=== TASK TO CARRY OUT ===
Extract only the lines running from the top of the entries to the line that holds "incumbent1 = [1.125, 3.0]". Include that line and omit the pictures.

=== RECORDED DATA ===
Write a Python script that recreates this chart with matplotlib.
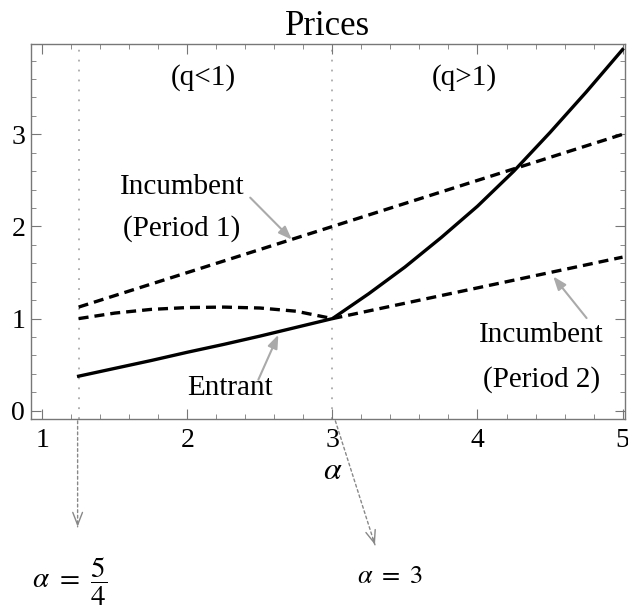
import matplotlib.pyplot as plt
from matplotlib.ticker import MultipleLocator

# values
alpha_low = [1.25, 1.5, 1.75, 2.0, 2.25, 2.5, 2.75, 3.0]
alpha_high = [3.0, 3.25, 3.5, 3.75, 4.0, 4.25, 4.5, 4.75, 5.0]

entrant_low = [0.375, 0.46, 0.545, 0.635, 0.72, 0.81, 0.905, 1.0]
entrant_high = [1.0, 1.27, 1.56, 1.88, 2.22, 2.60, 3.02, 3.46, 3.92]

incumbent1_alpha = [1.25, 5.0]
incumbent1 = [1.125, 3.0]

incumbent2_low = [1.0, 1.06, 1.10, 1.12, 1.125, 1.115, 1.08, 1.0]
incumbent2_high_alpha = [3.0, 5.0]
incumbent2_high = [1.0, 1.667]

boundaries = [1.25, 3.0]
x_ticks = [1, 2, 3, 4, 5]
y_ticks = [0, 1, 2, 3]

plt.rcParams['font.family'] = 'Liberation Serif'
plt.rcParams['mathtext.fontset'] = 'stix'

fig = plt.figure(figsize=(6.28, 6.14), dpi=100)
ax = fig.add_axes([0.049, 0.318, 0.946, 0.611])

frame_col = '#777777'
arrow_col = '#aaaaaa'

# region boundaries
for b in boundaries:
    ax.axvline(b, color=arrow_col, lw=1.3, ls=(0, (1, 4.5)), zorder=1)

dash = (0, (3, 1.8))
ax.plot(incumbent1_alpha, incumbent1, color='black', lw=2.4, ls=dash)
ax.plot(alpha_low, incumbent2_low, color='black', lw=2.4, ls=dash)
ax.plot(incumbent2_high_alpha, incumbent2_high, color='black', lw=2.4, ls=dash)
ax.plot(alpha_low + alpha_high[1:], entrant_low + entrant_high[1:], color='black', lw=2.4)

ax.set_xlim(0.92, 5.016)
ax.set_ylim(-0.087, 3.985)
ax.set_xticks(x_ticks)
ax.set_yticks(y_ticks)
ax.xaxis.set_minor_locator(MultipleLocator(0.2))
ax.yaxis.set_minor_locator(MultipleLocator(0.2))
ax.tick_params(which='both', direction='in', top=True, right=True, color=frame_col)
ax.tick_params(which='major', length=7, labelsize=20)
ax.tick_params(which='minor', length=3.5)
ax.tick_params(axis='x', pad=7)
ax.tick_params(axis='y', pad=4)
for s in ax.spines.values():
    s.set_color(frame_col)
    s.set_linewidth(1.0)

ax.set_title('Prices', fontsize=25, pad=6)
ax.text(3.0, -0.66, r'$\alpha$', fontsize=23, ha='center', va='center', clip_on=False)

# region labels
ax.text(2.107, 3.62, '(q<1)', fontsize=21, ha='center', va='center')
ax.text(3.91, 3.62, '(q>1)', fontsize=21, ha='center', va='center')

# curve labels
ax.text(1.963, 2.43, 'Incumbent', fontsize=21, ha='center', va='center')
ax.text(1.963, 1.98, '(Period 1)', fontsize=21, ha='center', va='center')
ax.text(2.295, 0.25, 'Entrant', fontsize=21, ha='center', va='center')
ax.text(4.44, 0.825, 'Incumbent', fontsize=21, ha='center', va='center')
ax.text(4.44, 0.337, '(Period 2)', fontsize=21, ha='center', va='center')

head = '-|>,head_length=0.8,head_width=0.3'
ax.annotate('', xy=(2.72, 1.857), xytext=(2.433, 2.313),
            arrowprops=dict(arrowstyle=head, color=arrow_col, lw=1.5, shrinkA=0, shrinkB=0))
ax.annotate('', xy=(2.627, 0.825), xytext=(2.489, 0.337),
            arrowprops=dict(arrowstyle=head, color=arrow_col, lw=1.5, shrinkA=0, shrinkB=0))
ax.annotate('', xy=(4.522, 1.458), xytext=(4.752, 1.006),
            arrowprops=dict(arrowstyle=head, color=arrow_col, lw=1.5, shrinkA=0, shrinkB=0))

# pointers below the axis: dotted shaft, solid open head
pointers = [((1.243, -0.11), (1.243, -1.26)), ((3.02, -0.11), (3.293, -1.455))]
for start, end in pointers:
    ax.annotate('', xy=end, xytext=start, annotation_clip=False,
                arrowprops=dict(arrowstyle='-', color='#888888', lw=1.0, ls=(0, (2, 2)),
                                shrinkA=0, shrinkB=0))
    near = (end[0] - (end[0] - start[0]) * 0.05, end[1] - (end[1] - start[1]) * 0.05)
    ax.annotate('', xy=end, xytext=near, annotation_clip=False,
                arrowprops=dict(arrowstyle='->,head_length=0.9,head_width=0.35',
                                color='#888888', lw=1.0, shrinkA=0, shrinkB=0))

ax.text(1.19, -1.86, r'$\alpha\ =\ \dfrac{5}{4}$', fontsize=21, ha='center', va='center', clip_on=False)
ax.text(3.395, -1.81, r'$\alpha\ =\ 3$', fontsize=19, ha='center', va='center', clip_on=False)

plt.savefig('out.png', dpi=100)
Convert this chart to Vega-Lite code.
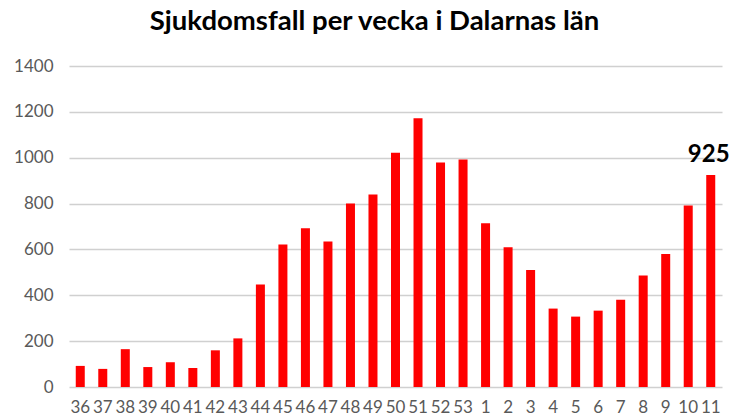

=== EXERCISE SOLUTION ===
Write a Python script that recreates this chart with matplotlib.
import matplotlib.pyplot as plt
from matplotlib.ticker import MultipleLocator

# values
alpha_low = [1.25, 1.5, 1.75, 2.0, 2.25, 2.5, 2.75, 3.0]
alpha_high = [3.0, 3.25, 3.5, 3.75, 4.0, 4.25, 4.5, 4.75, 5.0]

entrant_low = [0.375, 0.46, 0.545, 0.635, 0.72, 0.81, 0.905, 1.0]
entrant_high = [1.0, 1.27, 1.56, 1.88, 2.22, 2.60, 3.02, 3.46, 3.92]

incumbent1_alpha = [1.25, 5.0]
incumbent1 = [1.125, 3.0]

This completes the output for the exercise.